In a way that iPhone midwits will never understand, Android's fragmentation ironically makes Android devices overall slightly more secure than the iOS monoculture that is susceptible to a central point of failure — sort of like GMO monoculture crops or how royal families with very little genetic diversity are susceptible to recessive genetic disorders.
(Firmware and OS updates are much more intertwined on a qualitative standpoint for ARM and other system-on-chip/SoC systems than X86_64
/amd64
processors used for personal computing devices.)
Arch Linux tries to stay as close to the latest/current “stable” release of the Linux kernel.
Finally, do not be objectively insane and attempt to use the “mainline” kernel, which is version 6.0, or linux-next
, which could be similar to using a *-git
VCS package from the AUR.
GrapheneOS for the Pixel Tablet?
GrapheneOS could be coming to the Pixel Tablet.
- Tweet 1, indicating that earlier version of the Android Hardening Project supported the Nexus 9
- Do not believe Micay when he says that GrapheneOS was started in 2014 — that project was actually CopperheadOS. I do not recall seeing anything mentioning the Nexus 9 when I first started looking into GrapheneOS during late 2019 — the Pixel 2 is the oldest device I remember being mentioned on the GrapheneOS website.

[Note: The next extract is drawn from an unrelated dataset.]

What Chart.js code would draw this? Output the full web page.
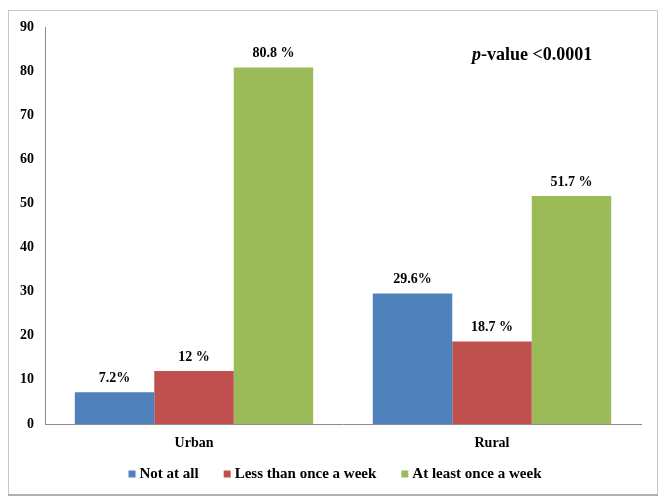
<!DOCTYPE html>
<html>
<head>
<meta charset="utf-8">
<script src="https://cdn.jsdelivr.net/npm/chart.js@4"></script>
<style>
  html, body { margin: 0; padding: 0; background: #fff; }
  #wrap { width: 662px; height: 502px; }
</style>
</head>
<body>
<div id="wrap"><canvas id="barCanvas" width="662" height="502"></canvas></div>
<script>
const areas = ['Urban', 'Rural'];
const notAtAll = [7.2, 29.6];
const lessThanWeekly = [12, 18.7];
const atLeastWeekly = [80.8, 51.7];
const valueLabels = [
    ['7.2%', '29.6%'],
    ['12 %', '18.7 %'],
    ['80.8 %', '51.7 %']
];
const yTicks = [0, 10, 20, 30, 40, 50, 60, 70, 80, 90];

const serif = '"Liberation Serif", "Times New Roman", serif';

// outer frame around the whole figure
const framePlugin = {
    id: 'frame',
    beforeDraw(chart) {
        const ctx = chart.ctx;
        ctx.save();
        ctx.strokeStyle = '#c8c8c8';
        ctx.lineWidth = 1;
        ctx.strokeRect(8.5, 10.5, 649, 484);
        ctx.strokeStyle = '#b0b0b0';
        ctx.lineWidth = 2;
        ctx.beginPath();
        ctx.moveTo(8, 495);
        ctx.lineTo(658, 495);
        ctx.stroke();
        ctx.restore();
    }
};

// percentages above bars + p-value note
const labelPlugin = {
    id: 'valueLabels',
    afterDatasetsDraw(chart) {
        const ctx = chart.ctx;
        ctx.save();
        ctx.fillStyle = '#000';
        ctx.font = 'bold 14px ' + serif;
        ctx.textAlign = 'center';
        ctx.textBaseline = 'bottom';
        chart.data.datasets.forEach((ds, i) => {
            chart.getDatasetMeta(i).data.forEach((bar, j) => {
                ctx.fillText(valueLabels[i][j], bar.x, bar.y - 7);
            });
        });

        ctx.textAlign = 'left';
        ctx.textBaseline = 'middle';
        let x = 472;
        ctx.font = 'italic bold 18px ' + serif;
        ctx.fillText('p', x, 55);
        x += ctx.measureText('p').width;
        ctx.font = 'bold 18px ' + serif;
        ctx.fillText('-value <0.0001', x, 55);
        ctx.restore();
    }
};

// legend row: small squares, tight box-text gap, wide item gap
const legendRowPlugin = {
    id: 'legendRow',
    afterDraw(chart) {
        const ctx = chart.ctx;
        const box = 7, gap = 4, itemGap = 25, y = 474;
        ctx.save();
        ctx.font = 'bold 15px ' + serif;
        const items = chart.data.datasets.map(ds => ({
            text: ds.label,
            color: ds.backgroundColor,
            w: box + gap + ctx.measureText(ds.label).width
        }));
        const total = items.reduce((s, it) => s + it.w, 0) + itemGap * (items.length - 1);
        let x = 335 - total / 2;
        ctx.textBaseline = 'middle';
        ctx.textAlign = 'left';
        items.forEach(it => {
            ctx.fillStyle = it.color;
            ctx.fillRect(x, y - box / 2, box, box);
            ctx.fillStyle = '#000';
            ctx.fillText(it.text, x + box + gap, y);
            x += it.w + itemGap;
        });
        ctx.restore();
    }
};

new Chart(document.getElementById('barCanvas'), {
    type: 'bar',
    data: {
        labels: areas,
        datasets: [
            { label: 'Not at all', data: notAtAll, backgroundColor: '#4F81BD' },
            { label: 'Less than once a week', data: lessThanWeekly, backgroundColor: '#C0504D' },
            { label: 'At least once a week', data: atLeastWeekly, backgroundColor: '#9BBB59' }
        ]
    },
    options: {
        responsive: false,
        animation: false,
        layout: { padding: { left: 14, right: 21, top: 27, bottom: 0 } },
        datasets: {
            bar: { categoryPercentage: 0.8, barPercentage: 1.0 }
        },
        plugins: {
            legend: { display: false },
            tooltip: { enabled: false }
        },
        scales: {
            x: {
                grid: { display: false, drawTicks: false },
                border: { color: '#8c8c8c' },
                ticks: {
                    color: '#000',
                    font: { family: serif, size: 14, weight: 'bold' },
                    padding: 11
                },
                afterFit(scale) { scale.height = 78; }
            },
            y: {
                min: 0,
                max: 90,
                afterBuildTicks(scale) { scale.ticks = yTicks.map(v => ({ value: v })); },
                grid: { display: false, drawTicks: false },
                border: { color: '#8c8c8c' },
                ticks: {
                    color: '#000',
                    font: { family: serif, size: 14, weight: 'bold' },
                    padding: 11
                },
                afterFit(scale) { scale.width = 31; }
            }
        }
    },
    plugins: [framePlugin, labelPlugin, legendRowPlugin]
});
</script>
</body>
</html>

- There used to not be any advantage that Google's hardware offered compared to OnePlus devices — but that was before GrapheneOS took off. Since then, OnePlus has become “just another ripoff phone company” and Google started putting the Titan security chip in its phones (and now all of the Pixels after the Pixel 6 series come with the Tensor SoC). Yes, the hardware designers never had any sort of microSD card slot, but there's literally no hope for the long-term future of the Pixel line, since now the Pixel 6a has no headphone jack anymore. This move is as tragic as IBM selling the ThinkPad line to Lenovo.
- Tweet 2 indicates that GrapheneOS is not likely going to support the Pixel Watch, since a smartwatch OS is designed very differently than a smartphone or tablet OS.